Objective:
Working from the top of the listing below, retype each line through the line containing "const toPoints = vals", both included, with no pictures.

Provided material:

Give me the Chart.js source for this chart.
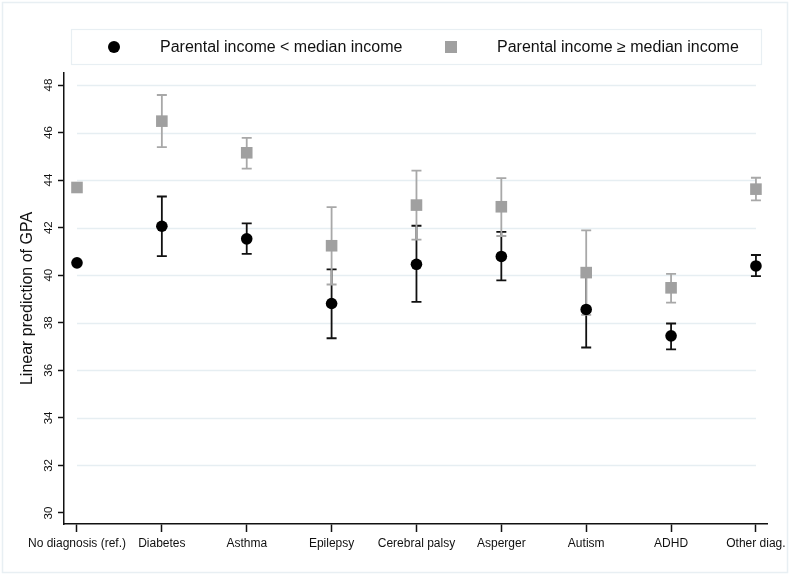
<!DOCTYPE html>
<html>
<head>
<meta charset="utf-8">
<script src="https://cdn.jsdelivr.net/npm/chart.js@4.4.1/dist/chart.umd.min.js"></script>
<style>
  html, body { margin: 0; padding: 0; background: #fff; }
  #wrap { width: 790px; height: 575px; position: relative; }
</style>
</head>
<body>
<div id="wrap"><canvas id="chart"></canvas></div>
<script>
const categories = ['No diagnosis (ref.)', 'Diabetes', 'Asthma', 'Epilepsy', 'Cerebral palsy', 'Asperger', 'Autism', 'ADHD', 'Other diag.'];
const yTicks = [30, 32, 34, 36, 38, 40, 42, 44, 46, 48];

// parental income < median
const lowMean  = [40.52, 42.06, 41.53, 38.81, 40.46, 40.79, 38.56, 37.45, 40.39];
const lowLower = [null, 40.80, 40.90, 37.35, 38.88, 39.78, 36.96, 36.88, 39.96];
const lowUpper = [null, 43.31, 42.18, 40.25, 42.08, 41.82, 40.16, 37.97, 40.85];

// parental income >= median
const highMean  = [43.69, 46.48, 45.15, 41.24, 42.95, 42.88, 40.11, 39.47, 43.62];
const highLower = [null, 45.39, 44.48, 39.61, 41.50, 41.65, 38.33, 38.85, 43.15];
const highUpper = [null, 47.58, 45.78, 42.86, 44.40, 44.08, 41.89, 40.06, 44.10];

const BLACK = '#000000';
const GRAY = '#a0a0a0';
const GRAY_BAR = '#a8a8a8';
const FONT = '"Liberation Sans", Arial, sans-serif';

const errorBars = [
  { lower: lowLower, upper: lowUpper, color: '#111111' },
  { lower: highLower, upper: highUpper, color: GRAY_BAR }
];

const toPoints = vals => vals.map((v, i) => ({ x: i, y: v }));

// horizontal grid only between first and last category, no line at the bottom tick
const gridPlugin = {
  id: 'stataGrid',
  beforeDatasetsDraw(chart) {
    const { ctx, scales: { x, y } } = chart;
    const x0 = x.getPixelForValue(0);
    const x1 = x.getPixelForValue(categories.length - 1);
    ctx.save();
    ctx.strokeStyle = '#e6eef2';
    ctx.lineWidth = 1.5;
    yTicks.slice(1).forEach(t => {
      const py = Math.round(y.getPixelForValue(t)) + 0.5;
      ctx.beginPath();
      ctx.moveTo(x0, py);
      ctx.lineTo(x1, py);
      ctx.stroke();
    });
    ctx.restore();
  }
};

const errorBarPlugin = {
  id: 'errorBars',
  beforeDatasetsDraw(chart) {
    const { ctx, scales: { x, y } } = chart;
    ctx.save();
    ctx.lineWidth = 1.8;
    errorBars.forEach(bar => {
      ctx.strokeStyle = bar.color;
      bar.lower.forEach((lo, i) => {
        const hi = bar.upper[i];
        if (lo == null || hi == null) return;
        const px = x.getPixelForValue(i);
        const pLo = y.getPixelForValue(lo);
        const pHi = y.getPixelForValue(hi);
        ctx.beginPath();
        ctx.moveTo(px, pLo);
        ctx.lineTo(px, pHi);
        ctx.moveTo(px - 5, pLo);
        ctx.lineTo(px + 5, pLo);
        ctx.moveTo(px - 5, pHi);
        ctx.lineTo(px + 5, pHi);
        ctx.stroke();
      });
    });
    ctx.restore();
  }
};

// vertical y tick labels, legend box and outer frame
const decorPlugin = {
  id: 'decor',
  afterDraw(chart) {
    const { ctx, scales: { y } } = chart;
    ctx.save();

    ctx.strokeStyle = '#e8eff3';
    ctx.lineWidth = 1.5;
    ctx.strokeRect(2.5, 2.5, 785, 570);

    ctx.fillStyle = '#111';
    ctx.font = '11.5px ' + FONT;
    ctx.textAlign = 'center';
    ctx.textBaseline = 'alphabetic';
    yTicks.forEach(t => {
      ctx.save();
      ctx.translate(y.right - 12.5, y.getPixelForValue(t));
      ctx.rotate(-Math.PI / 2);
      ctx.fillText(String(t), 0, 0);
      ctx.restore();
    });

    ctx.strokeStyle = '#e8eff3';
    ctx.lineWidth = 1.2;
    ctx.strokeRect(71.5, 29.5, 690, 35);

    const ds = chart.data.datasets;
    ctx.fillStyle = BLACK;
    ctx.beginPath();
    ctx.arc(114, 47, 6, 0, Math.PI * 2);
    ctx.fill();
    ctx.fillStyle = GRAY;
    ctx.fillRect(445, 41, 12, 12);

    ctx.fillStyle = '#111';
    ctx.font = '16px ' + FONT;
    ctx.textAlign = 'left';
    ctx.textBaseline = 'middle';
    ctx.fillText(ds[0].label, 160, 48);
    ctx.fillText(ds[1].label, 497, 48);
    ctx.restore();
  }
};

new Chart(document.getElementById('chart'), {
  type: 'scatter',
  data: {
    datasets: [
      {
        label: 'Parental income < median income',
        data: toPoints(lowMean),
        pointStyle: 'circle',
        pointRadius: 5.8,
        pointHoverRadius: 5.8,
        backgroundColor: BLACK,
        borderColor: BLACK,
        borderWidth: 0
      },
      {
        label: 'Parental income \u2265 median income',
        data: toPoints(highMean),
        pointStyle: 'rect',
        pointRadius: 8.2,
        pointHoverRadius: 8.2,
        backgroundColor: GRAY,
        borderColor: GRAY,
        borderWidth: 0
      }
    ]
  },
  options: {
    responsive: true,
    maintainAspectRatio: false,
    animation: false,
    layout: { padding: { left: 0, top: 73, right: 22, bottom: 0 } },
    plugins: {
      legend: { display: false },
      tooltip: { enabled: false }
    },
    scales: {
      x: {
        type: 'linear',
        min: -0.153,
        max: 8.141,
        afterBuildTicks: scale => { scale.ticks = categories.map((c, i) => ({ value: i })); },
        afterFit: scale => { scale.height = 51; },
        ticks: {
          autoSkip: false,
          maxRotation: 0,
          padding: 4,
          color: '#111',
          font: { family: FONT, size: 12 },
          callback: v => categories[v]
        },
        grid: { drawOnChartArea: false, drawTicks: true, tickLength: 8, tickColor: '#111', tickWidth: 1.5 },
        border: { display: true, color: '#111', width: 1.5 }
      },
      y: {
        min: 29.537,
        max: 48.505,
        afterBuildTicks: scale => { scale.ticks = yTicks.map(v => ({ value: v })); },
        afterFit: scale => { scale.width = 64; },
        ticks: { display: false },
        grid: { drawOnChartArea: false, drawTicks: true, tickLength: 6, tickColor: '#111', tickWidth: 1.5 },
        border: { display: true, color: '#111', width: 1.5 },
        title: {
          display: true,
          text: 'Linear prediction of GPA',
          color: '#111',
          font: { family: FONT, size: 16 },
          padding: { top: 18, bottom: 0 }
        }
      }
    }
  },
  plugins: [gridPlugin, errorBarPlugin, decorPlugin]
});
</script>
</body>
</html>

Response to the task:
Give me the Chart.js source for this chart.
<!DOCTYPE html>
<html>
<head>
<meta charset="utf-8">
<script src="https://cdn.jsdelivr.net/npm/chart.js@4.4.1/dist/chart.umd.min.js"></script>
<style>
  html, body { margin: 0; padding: 0; background: #fff; }
  #wrap { width: 790px; height: 575px; position: relative; }
</style>
</head>
<body>
<div id="wrap"><canvas id="chart"></canvas></div>
<script>
const categories = ['No diagnosis (ref.)', 'Diabetes', 'Asthma', 'Epilepsy', 'Cerebral palsy', 'Asperger', 'Autism', 'ADHD', 'Other diag.'];
const yTicks = [30, 32, 34, 36, 38, 40, 42, 44, 46, 48];

// parental income < median
const lowMean  = [40.52, 42.06, 41.53, 38.81, 40.46, 40.79, 38.56, 37.45, 40.39];
const lowLower = [null, 40.80, 40.90, 37.35, 38.88, 39.78, 36.96, 36.88, 39.96];
const lowUpper = [null, 43.31, 42.18, 40.25, 42.08, 41.82, 40.16, 37.97, 40.85];

// parental income >= median
const highMean  = [43.69, 46.48, 45.15, 41.24, 42.95, 42.88, 40.11, 39.47, 43.62];
const highLower = [null, 45.39, 44.48, 39.61, 41.50, 41.65, 38.33, 38.85, 43.15];
const highUpper = [null, 47.58, 45.78, 42.86, 44.40, 44.08, 41.89, 40.06, 44.10];

const BLACK = '#000000';
const GRAY = '#a0a0a0';
const GRAY_BAR = '#a8a8a8';
const FONT = '"Liberation Sans", Arial, sans-serif';

const errorBars = [
  { lower: lowLower, upper: lowUpper, color: '#111111' },
  { lower: highLower, upper: highUpper, color: GRAY_BAR }
];

const toPoints = vals => vals.map((v, i) => ({ x: i, y: v }));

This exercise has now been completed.